En Fractal están muchas de esas páginas, pero hay que armarse de paciencia para llegar a ellas. O quizá los intervalos de tedio (que el lector experimentado se salta, corrigiendo a los editores) nos permiten apreciar más los instantes de emoción y deslumbramiento.

            En el prólogo al Libro Primero afirma Andrés Trapiello que no pone los nombres propios “porque no le gusta presumir de amigos ni los diarios que parecen el Gotha”. Sn embargo, abunda en los suyos los encuentros con gente importante (en esta selección le invita a comer una ministra del PP, que lo sienta a su derecha, a pesar de que él es el único progresista de la mesa: otros tiempos), y a veces más que el Gotha sus diarios pueden parecer el Hola: una vez viaja con Sara Montiel, otra con Raphael, es testigo de la firma de libros con intermedio erótico de un cantante famoso.

            Una antología no mastodóntica de los diarios de Trapiello, hecha por alguien independiente, que no se someta a los caprichos del autor (en algún momento le da por poner un asterisco en lugar de la vocal final para evitar el masculino genérico), que sustituya las iniciales por nombres en el caso en que sean necesarios, que feche los fragmentos sería la mejor manera de mostrar a quienes se apartan de él por sus tomas de postura políticas lo que se están perdiendo.
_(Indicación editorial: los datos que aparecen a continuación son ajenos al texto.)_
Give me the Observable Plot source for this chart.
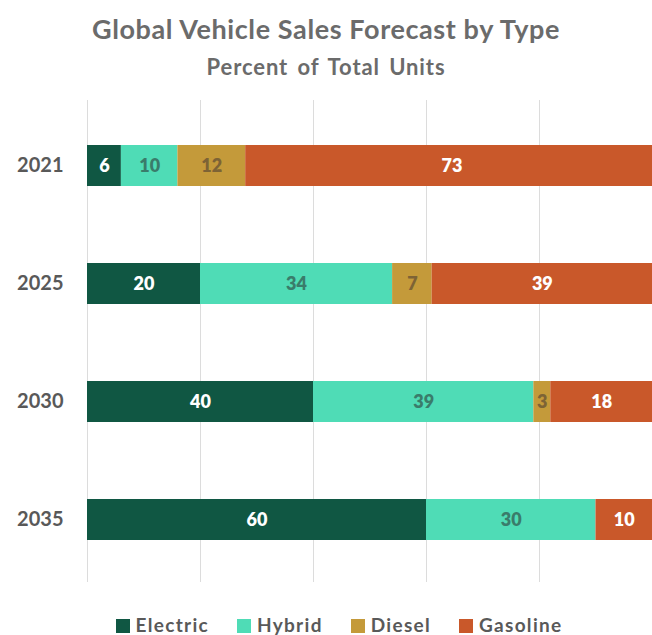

A falta de esa antología, vale cualquiera de sus tomos (mejor, para empezar, los de menos páginas) o incluso este Fractal, imprescindible desde luego para los muy cafeteros, para el nutrido y aguerrido club de fans del Salón de los pasos perdidos, que es, a pesar de ellos y a ratos incluso de su autor, uno de los más ambiciosos empeños de la literatura española de cualquier tiempo.